FlySight’s advanced OPENSIGHT Enhanced Reality System products are flexible and powerful augmented reality (AR) solutions, designed to enhance situational awareness through customizable overlays and video stream integration.
OPENSIGHT supports layered data visualization, 3D rendering, and real-time enhancement tools such as contrast adjustment and super-resolution. These capabilities allow mission operators to tailor AR displays for specific use cases—ranging from surveillance and reconnaissance to training and operational planning—ensuring relevant, high-quality information is always available in dynamic environments.
The rapid progression of high-speed communications and computing power has significantly transformed digital technologies in recent years. Both Virtual Reality (VR) and Augmented Reality (AR) have played a role in this evolution, especially in the development of next-generation systems like augmented reality displays in the avionics sector.
By merging real-time visual input with AR overlays, traditional boundaries have been eliminated using existing, well-understood technologies that can be integrated into current systems. AR displays are now proving essential in operational environments and instructional settings.
Defining Augmented Reality Displays
Augmented Reality blends cutting-edge software and real-world environments to create a unified view combining real and computer-generated elements. For instance, a topographical map could be overlaid with supplementary data layers offering precise details, such as specific address references.
This approach results in a more comprehensive view of the environment, enabling users to access actual and virtual information simultaneously.
The primary distinction between Virtual Reality and AR lies in the user experience. VR immerses users entirely, removing them from their actual surroundings. In contrast, AR enhances real-world engagement by adding data-rich overlays while maintaining situational awareness.
How AR Displays Function
To operate an AR headset or mounted display—such as an augmented reality heads-up display—three main components are necessary. First, a light source is essential; in these cases, the display provides it. Then, optical components like lenses allow the human eye to clearly perceive the projected information.

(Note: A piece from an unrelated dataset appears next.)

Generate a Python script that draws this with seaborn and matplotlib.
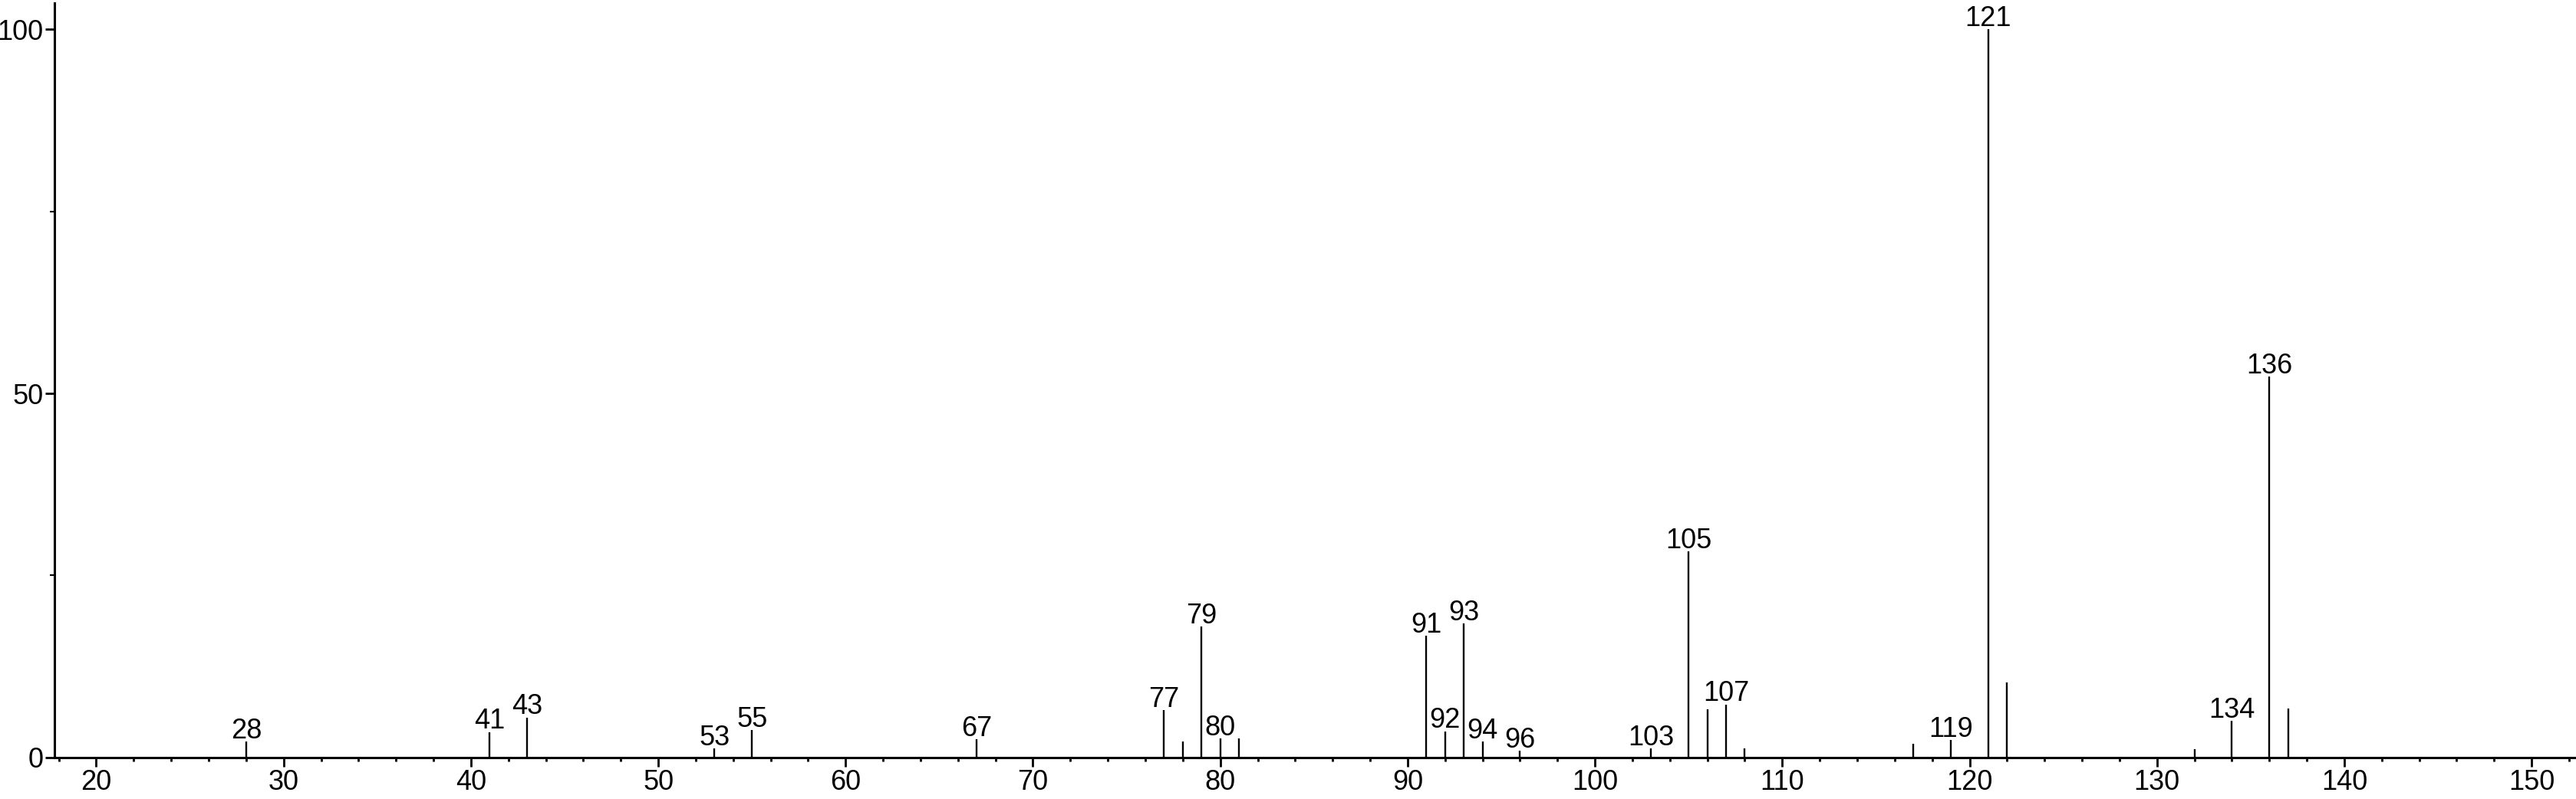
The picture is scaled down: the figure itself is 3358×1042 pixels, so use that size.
import matplotlib
matplotlib.use("Agg")
import matplotlib.pyplot as plt
from matplotlib.ticker import MultipleLocator
import seaborn as sns

# ------------------------------------------------------------------ #
# mass spectrum data (m/z, relative intensity)

mz = [28, 41, 43, 53, 55, 67, 77, 78, 79, 80, 81, 91, 92, 93, 94, 96,
      103, 105, 106, 107, 108, 117, 119, 121, 122, 132, 134, 136, 137]
intensity = [2.2, 3.5, 5.5, 1.2, 3.8, 2.5, 6.5, 2.2, 18.0, 2.6, 2.6, 16.7,
             3.6, 18.4, 2.2, 0.9, 1.2, 28.3, 6.6, 7.3, 1.2, 1.9, 2.4, 100.0,
             10.3, 1.1, 5.0, 52.3, 6.7]
labelled = [28, 41, 43, 53, 55, 67, 77, 79, 80, 91, 92, 93, 94, 96,
            103, 105, 107, 119, 121, 134, 136]

x_ticks = [20, 30, 40, 50, 60, 70, 80, 90, 100, 110, 120, 130, 140, 150]
y_ticks = [0, 50, 100]

# ------------------------------------------------------------------ #

sns.set_theme(style="ticks")
plt.rcParams['font.family'] = ['Liberation Sans', 'DejaVu Sans']
plt.rcParams['font.size'] = 26


def draw_spectrum():
    fig, ax = plt.subplots(figsize=(33.58, 10.42), dpi=100)
    fig.subplots_adjust(left=0.021, right=1.0, bottom=0.052, top=0.996)

    ax.vlines(mz, 0, intensity, colors="black", linewidth=1.7)

    # peak labels sit just above the top of each labelled line
    for m, v in zip(mz, intensity):
        if m in labelled:
            ax.annotate(str(m), (m, v), xytext=(0, 3),
                        textcoords="offset points", ha="center",
                        va="baseline", fontsize=26, color="black")

    ax.set_xlim(17.75, 152.37)
    ax.set_ylim(0, 103.6)
    ax.set_xticks(x_ticks)
    ax.set_yticks(y_ticks)
    ax.xaxis.set_minor_locator(MultipleLocator(2))
    ax.yaxis.set_minor_locator(MultipleLocator(25))

    sns.despine(ax=ax)
    for side in ["left", "bottom"]:
        ax.spines[side].set_linewidth(2.2)
        ax.spines[side].set_color("black")

    ax.tick_params(axis="both", which="major", labelsize=26, width=2.0,
                   color="black", labelcolor="black")
    ax.tick_params(axis="x", which="major", length=8.6, pad=2.5)
    ax.tick_params(axis="x", which="minor", length=3.8, width=2.0, color="black")
    ax.tick_params(axis="y", which="major", length=8.3, pad=2)
    ax.tick_params(axis="y", which="minor", length=4, width=1.5, color="black")

    ax.set_facecolor("white")
    fig.patch.set_facecolor("white")
    fig.savefig("out.png", dpi=100)


draw_spectrum()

Microdisplays serve as the light source in AR screens, utilizing technologies like OLEDs or LCDs. For head-mounted units with 3D visualization, two separate displays present slightly different images to each eye, creating a stereoscopic effect. Holography is adding an impressive level of realism and visual depth to AR displays, although this remains more common in commercial products and fully immersive VR setups.
One of the technical hurdles for head-mounted AR systems has been visual distortions such as field curvature, chromatic aberration, and spherical distortion. Addressing these issues has become a focal point in the development of such systems, as inadequate correction can result in unclear or warped images.
Types of AR Displays – Heads-Up Displays (HUDs)
HUDs are transparent screens that present data without requiring the viewer to shift focus or look away from their primary field of view. In aviation, for example, pilots receive real-time updates on metrics like altitude, velocity, and direction—all while maintaining a forward view through the HUD.
Among the most recognized AR technologies is the heads-up display. Originally developed for military aviation, HUDs remain fundamental in contemporary aircraft systems. HUDs provide data directly to users while still allowing interaction with the physical environment. This makes them especially effective and easy to use.
These systems are now essential in critical service sectors such as firefighting, aviation, policing, and military operations. The ability to layer extra information over limited visual data can be crucial, especially in scenarios where environmental factors obscure vision.
Consider a helicopter crew monitoring a wildfire, where heavy smoke and haze obstruct visibility. An overlaid data layer—like detailed topographical information—can help pinpoint danger zones and assist with search and rescue activities.
This principle also supports law enforcement operations. Tools like FlySight’s OPENSIGHT enable officers to identify and track vehicles even in dense urban environments by isolating license plate data from background noise. This significantly improves operational effectiveness and situational awareness.
In policing, AR displays can enhance event monitoring, streamline traffic control, and filter out unnecessary data, leading to more focused and efficient missions. These improvements also contribute to cost savings, maximizing the utility of aerial assets.
In aviation maintenance, AR displays are applied to various operations, including ground handling, component repairs, and aircraft construction. What appears to be a solid panel might conceal internal systems—AR overlays allow technicians to visualize internal structures without disassembling the entire aircraft. This targeted insight improves accuracy and saves both time and resources.
Training is another key application, providing pilots, engineers, and maintenance crews with an efficient way to understand new aircraft systems quickly.
HUDs now appear in many civilian contexts, notably the automotive sector, where they are featured in high-end vehicle models.
Tailored AR Displays with OPENSIGHT
Touch-sensitive AR screens are particularly effective in airborne systems, such as those onboard helicopters. With selectable layers and 3D-rendered views, these displays can be tailored precisely to the user’s requirements. This flexibility is central to FlySight’s OPENSIGHT technology.
OPENSIGHT is continuously developing. The Enhanced Reality version integrates video processing features like contrast optimization and super-resolution, offering a more advanced visual toolset.